May 2023, by: Robin J. Engel
When I was 17 (no, this is not a Frank Sinatra song), I used to get high sometimes. Now, don’t get nervous. Yes, it was illegal back then, which was almost 50 years ago, so if you do the math, you can guess my age. Also, I’m sure there is a statute of limitations, so this confession is way past 7 years old. Everyone got high. I rarely ever bought the stuff, but if someone had it and offered it, well, who was I to turn down a gift. I only bought it 2 or 3 times so I could return the favor and give it away.
The reason I mention getting high is because it helped me have a powerful epiphany. You might be thinking, as I sometimes do, that when you’re high, is anything you think really real? How many times have you come up with ideas when you’re high, and if you’ve written them down, like I often do, when you read them the next day you think, “what the heck is this dribble?” It really seemed so profound when you had the idea. However, this epiphany when I was 17 was something that would serve me my entire life.
New York in autumn is quite possibly the most gorgeous place on earth. I live in Arizona in the desert now, which has its own beauty, but there’s a lot of brown. Some green, lots of brown, but sweeping blue skies. Most of the color is above, except when the wildflowers go crazy due to excessive rains. Then, the ground is filled with blankets of yellow and purple and orange. So out here, it’s either the sky or the ground.
In New York, regardless of where you are – rural, suburban, or urban – we are blessed with massive hard wood, mostly deciduous trees. Thus, autumn looks like a fairy land. Photos do not do it justice. Well, they do, but until you’re surrounded by the splashes of colors, you cannot fully know it. They are not primary colors, they are shades and hues of colors. The nomenclature of autumn leaves is fun for the palate / palette. Crimson, gold, russet, ginger, amber, bronze.
It is my favorite time of year. It is the liminal space between summer and winter. Autumn is the time when the chlorophyll ( the chemical that makes leaves green, that is responsible for the absorption of light to provide energy for photosynthesis) takes a hiatus. The entire tree goes into hibernation, but in order to get there, the tree must first have a burst of energy, a showy flare of color that was hidden beneath the surface while the tree was being the pragmatic adult, taking care of business. Now, in the fall / autumn, the tree has a rumspringa, like the Amish children who are allowed to go wild when they turn 16. Dare I say, the tree is showing its true colors. It can finally abandon the mundane tasks of generating food and dance with the flickering shadows of light.

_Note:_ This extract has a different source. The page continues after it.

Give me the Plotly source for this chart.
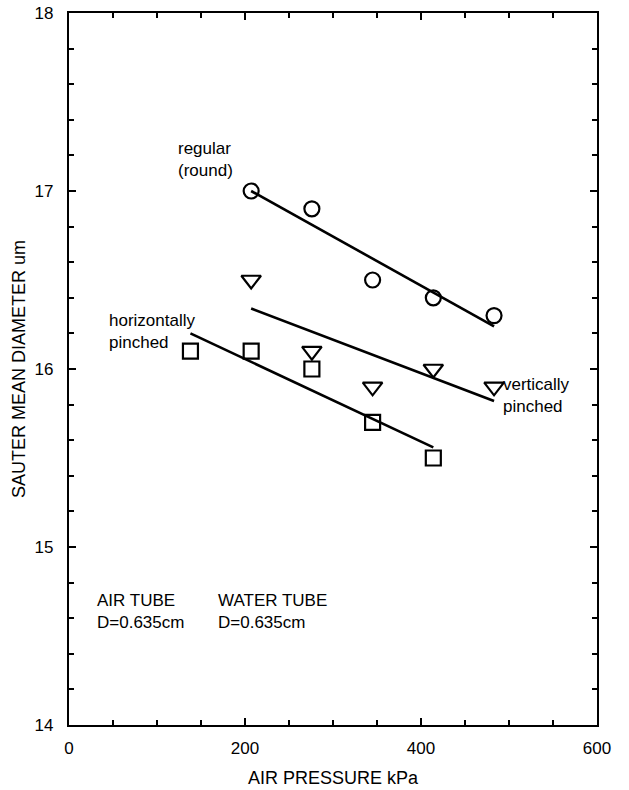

When I was 17, walking through the wooded glen near my home, in the suburbs of New York, I had plenty of insecurities, hidden feelings that I thought nobody else had, and a myriad of thoughts that I felt it would be best not to share. I wish I could tell you what some of them were, and most of them had nothing to do with sex. I remember the feelings mostly. Was I interesting? Was I smart? Was I pretty? Was I weird (well, yes, but now I think that’s cool)? Did people like me? Was I too intellectual? Did people even understand what I was saying? And on and on.
I was in that weird, liminal space between adulthood and childhood. Of course, every teenager thinks they’ve got it all figured out already, even though they have very little life experience and know almost nothing. There is usually a bravado that exists in the mind of a teenager that allows them to burst forth like the colored leaves of autumn. Adolescents are often showy, and do things just because they can. They challenge adults, pushing back the old guard, bursting with energy, declaring that they are here now, and it is their turn to shine.
But… deep inside there is an acknowledgement that they haven’t got a clue. They are fraught with insecurities and unanswered questions, as was I. They are unsettled and in a place of discovery.
That’s when the epiphany hit me. I was walking along with my friends, stoned (on pot), amongst the colors of autumn, feeling the joie de vivre, when it occurred to me. Nobody was inside my head. Noone was inside my body. My thoughts were mine alone, unless I chose to share them. My feelings belonged to me. There was a clear distinction between everyone else and me. I didn’t have to worry anymore. I could be me without the judgment of others. For some, this might have been a feeling of disconnectedness, but for me, I was liberated. As a result, I have rarely been shy or intimidated by people, rarely afraid of life, because I know that I am safe inside myself.
After my epiphany, I would spend many years settling into myself. I would have many flares of color, bursts of excitement, or aha moments. But once the moment recedes, once the deep understanding fades, the knowingness integrates into my being, into my vast bank of knowledge. I can access it when needed, but it will never be as profound or as deeply understood as it was in that moment of epiphany. (There is no re-creating the first kiss.) But it doesn’t need to be. These moments have become a part of me. I have become like those trees – rooted in my being, my limbs always reaching out for more ideas, more knowledge, my leaves exploding in a celebration of color sometimes, and my trunk, sturdy and balanced, sometimes leaning too much in one direction, but strong. It has been a good way to live my life – like the mighty oak tree.